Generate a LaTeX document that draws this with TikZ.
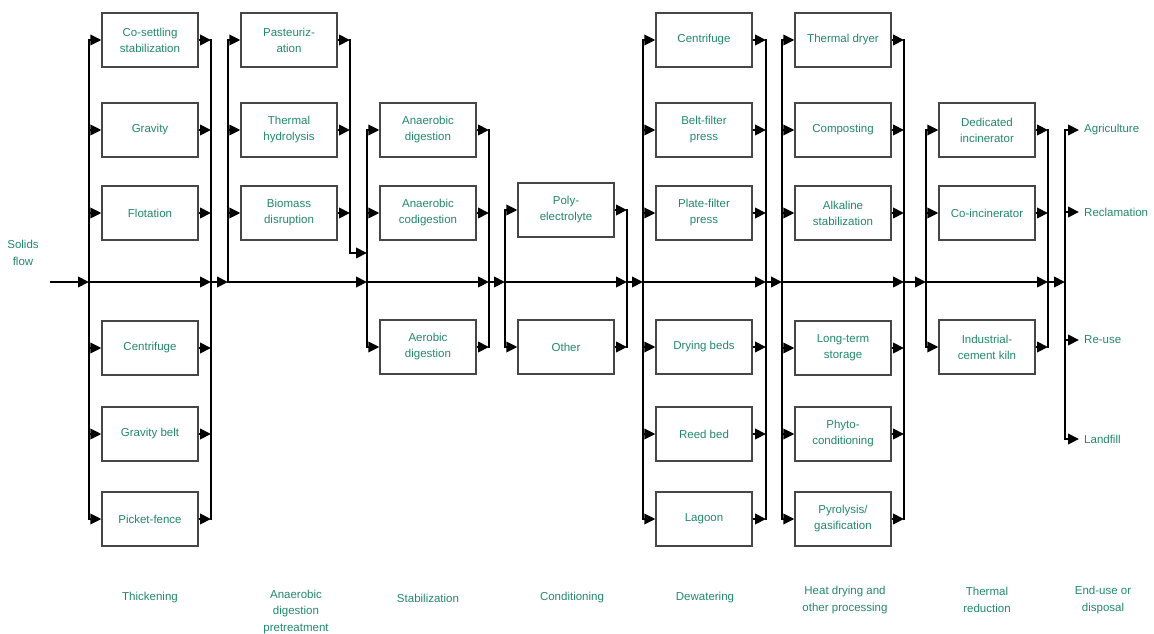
\documentclass[tikz,border=0pt]{standalone}
\usepackage{fontspec}
\setmainfont{Liberation Sans}
\usetikzlibrary{arrows.meta}
\definecolor{lbl}{RGB}{34,136,106}
\definecolor{boxc}{RGB}{70,70,70}
\begin{document}
\begin{tikzpicture}[x=1pt,y=-1pt,
  proc/.style={draw=boxc, line width=1.3pt, minimum width=96pt, minimum height=54pt, inner sep=0pt, align=center, text=lbl, font=\fontsize{11.5}{16}\selectfont},
  lab/.style={text=lbl, align=center, font=\fontsize{11.5}{16.5}\selectfont, inner sep=0pt},
  flow/.style={line width=2.1pt, -{Triangle[length=11pt,width=10.5pt]}},
  bus/.style={line width=2.1pt, line cap=rect},
]
\useasboundingbox (0,0) rectangle (1154,634);

% ---- bus coordinates on the main line ----
\coordinate (m0) at (50,282);
\coordinate (thL) at (89,282);   \coordinate (thR) at (211,282);
\coordinate (prL) at (228,282);  \coordinate (prR) at (350,282);
\coordinate (stL) at (367,282);  \coordinate (stR) at (489,282);
\coordinate (coL) at (505,282);  \coordinate (coR) at (627,282);
\coordinate (dwL) at (643,282);  \coordinate (dwR) at (766,282);
\coordinate (htL) at (782,282);  \coordinate (htR) at (904,282);
\coordinate (trL) at (926,282);  \coordinate (trR) at (1048,282);
\coordinate (enB) at (1065,282);

% ---- Thickening ----
\node[proc] (th1) at (150,40)  {Co-settling\\stabilization};
\node[proc] (th2) at (150,130) {Gravity};
\node[proc] (th3) at (150,213) {Flotation};
\node[proc] (th4) at (150,348) {Centrifuge};
\node[proc] (th5) at (150,434) {Gravity belt};
\node[proc] (th6) at (150,519) {Picket-fence};
\draw[bus] (th1.west -| thL) -- (th6.west -| thL);
\draw[bus] (th1.east -| thR) -- (th6.east -| thR);
\foreach \i in {1,...,6}{
  \draw[flow] (th\i.west -| thL) -- (th\i.west);
  \draw[flow] (th\i.east) -- (th\i.east -| thR);
}

% ---- Anaerobic digestion pretreatment ----
\node[proc] (pr1) at (289,40)  {Pasteuriz-\\ation};
\node[proc] (pr2) at (289,130) {Thermal\\hydrolysis};
\node[proc] (pr3) at (289,213) {Biomass\\disruption};
\coordinate (prK) at (350,253);
\draw[bus] (prL) -- (pr1.west -| prL);
\draw[bus] (pr1.east -| prR) -- (prK);
\foreach \i in {1,...,3}{
  \draw[flow] (pr\i.west -| prL) -- (pr\i.west);
  \draw[flow] (pr\i.east) -- (pr\i.east -| prR);
}
\draw[flow] (prK) -- (prK -| stL);

% ---- Stabilization ----
\node[proc] (st1) at (428,130) {Anaerobic\\digestion};
\node[proc] (st2) at (428,213) {Anaerobic\\codigestion};
\node[proc] (st3) at (428,347) {Aerobic\\digestion};
\draw[bus] (st1.west -| stL) -- (st3.west -| stL);
\draw[bus] (st1.east -| stR) -- (st3.east -| stR);
\foreach \i in {1,...,3}{
  \draw[flow] (st\i.west -| stL) -- (st\i.west);
  \draw[flow] (st\i.east) -- (st\i.east -| stR);
}

% ---- Conditioning ----
\node[proc] (co1) at (566,210) {Poly-\\electrolyte};
\node[proc] (co2) at (566,347) {Other};
\draw[bus] (co1.west -| coL) -- (co2.west -| coL);
\draw[bus] (co1.east -| coR) -- (co2.east -| coR);
\foreach \i in {1,2}{
  \draw[flow] (co\i.west -| coL) -- (co\i.west);
  \draw[flow] (co\i.east) -- (co\i.east -| coR);
}

% ---- Dewatering ----
\node[proc] (dw1) at (704,40)  {Centrifuge};
\node[proc] (dw2) at (704,130) {Belt-filter\\press};
\node[proc] (dw3) at (704,213) {Plate-filter\\press};
\node[proc] (dw4) at (704,347) {Drying beds};
\node[proc] (dw5) at (704,434) {Reed bed};
\node[proc] (dw6) at (704,519) {Lagoon};
\draw[bus] (dw1.west -| dwL) -- (dw6.west -| dwL);
\draw[bus] (dw1.east -| dwR) -- (dw6.east -| dwR);
\foreach \i in {1,...,6}{
  \draw[flow] (dw\i.west -| dwL) -- (dw\i.west);
  \draw[flow] (dw\i.east) -- (dw\i.east -| dwR);
}

% ---- Heat drying and other processing ----
\node[proc] (ht1) at (843,40)  {Thermal dryer};
\node[proc] (ht2) at (843,130) {Composting};
\node[proc] (ht3) at (843,213) {Alkaline\\stabilization};
\node[proc] (ht4) at (843,348) {Long-term\\storage};
\node[proc] (ht5) at (843,434) {Phyto-\\conditioning};
\node[proc] (ht6) at (843,519) {Pyrolysis/\\gasification};
\draw[bus] (ht1.west -| htL) -- (ht6.west -| htL);
\draw[bus] (ht1.east -| htR) -- (ht6.east -| htR);
\foreach \i in {1,...,6}{
  \draw[flow] (ht\i.west -| htL) -- (ht\i.west);
  \draw[flow] (ht\i.east) -- (ht\i.east -| htR);
}

% ---- Thermal reduction ----
\node[proc] (tr1) at (987,130) {Dedicated\\incinerator};
\node[proc] (tr2) at (987,213) {Co-incinerator};
\node[proc] (tr3) at (987,347) {Industrial-\\cement kiln};
\draw[bus] (tr1.west -| trL) -- (tr3.west -| trL);
\draw[bus] (tr1.east -| trR) -- (tr3.east -| trR);
\foreach \i in {1,...,3}{
  \draw[flow] (tr\i.west -| trL) -- (tr\i.west);
  \draw[flow] (tr\i.east) -- (tr\i.east -| trR);
}

% ---- End-use or disposal ----
\node[lab, anchor=west] (en1) at (1084,130) {Agriculture};
\node[lab, anchor=west] (en2) at (1084,212) {Reclamation};
\node[lab, anchor=west] (en3) at (1084,340) {Re-use};
\node[lab, anchor=west] (en4) at (1084,439) {Landfill};
\draw[bus] (en1.west -| enB) -- (en4.west -| enB);
\foreach \i in {1,...,4}{
  \draw[flow, shorten >=5pt] (en\i.west -| enB) -- (en\i.west);
}

% ---- main solids line ----
\draw[flow] (m0) -- (thL);
\draw[flow] (thL) -- (thR);
\draw[flow] (thR) -- (prL);
\draw[flow] (prL) -- (stL);
\draw[flow] (stL) -- (stR);
\draw[flow] (stR) -- (coL);
\draw[flow] (coL) -- (coR);
\draw[flow] (coR) -- (dwL);
\draw[flow] (dwL) -- (dwR);
\draw[flow] (dwR) -- (htL);
\draw[flow] (htL) -- (htR);
\draw[flow] (htR) -- (trL);
\draw[flow] (trL) -- (trR);
\draw[flow] (trR) -- (enB);

% ---- labels ----
\node[lab] (solids) at (23,253) {Solids\\flow};
\node[lab] (c1) at (150,598) {Thickening};
\node[lab] (c2) at (296,612) {Anaerobic\\digestion\\pretreatment};
\node[lab] (c3) at (428,598) {Stabilization};
\node[lab] (c4) at (572,598) {Conditioning};
\node[lab] (c5) at (705,598) {Dewatering};
\node[lab] (c6) at (845,600) {Heat drying and\\other processing};
\node[lab] (c7) at (987,600) {Thermal\\reduction};
\node[lab] (c8) at (1103,600) {End-use or\\disposal};
\end{tikzpicture}
\end{document}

——

» **EXERCISE GOAL**
Leave the pictures out and reproduce exactly the lines from the top of the listing above through the line with "(enB) at (1065,282);".

» **RESPONSE**
Generate a LaTeX document that draws this with TikZ.
\documentclass[tikz,border=0pt]{standalone}
\usepackage{fontspec}
\setmainfont{Liberation Sans}
\usetikzlibrary{arrows.meta}
\definecolor{lbl}{RGB}{34,136,106}
\definecolor{boxc}{RGB}{70,70,70}
\begin{document}
\begin{tikzpicture}[x=1pt,y=-1pt,
  proc/.style={draw=boxc, line width=1.3pt, minimum width=96pt, minimum height=54pt, inner sep=0pt, align=center, text=lbl, font=\fontsize{11.5}{16}\selectfont},
  lab/.style={text=lbl, align=center, font=\fontsize{11.5}{16.5}\selectfont, inner sep=0pt},
  flow/.style={line width=2.1pt, -{Triangle[length=11pt,width=10.5pt]}},
  bus/.style={line width=2.1pt, line cap=rect},
]
\useasboundingbox (0,0) rectangle (1154,634);

% ---- bus coordinates on the main line ----
\coordinate (m0) at (50,282);
\coordinate (thL) at (89,282);   \coordinate (thR) at (211,282);
\coordinate (prL) at (228,282);  \coordinate (prR) at (350,282);
\coordinate (stL) at (367,282);  \coordinate (stR) at (489,282);
\coordinate (coL) at (505,282);  \coordinate (coR) at (627,282);
\coordinate (dwL) at (643,282);  \coordinate (dwR) at (766,282);
\coordinate (htL) at (782,282);  \coordinate (htR) at (904,282);
\coordinate (trL) at (926,282);  \coordinate (trR) at (1048,282);
\coordinate (enB) at (1065,282);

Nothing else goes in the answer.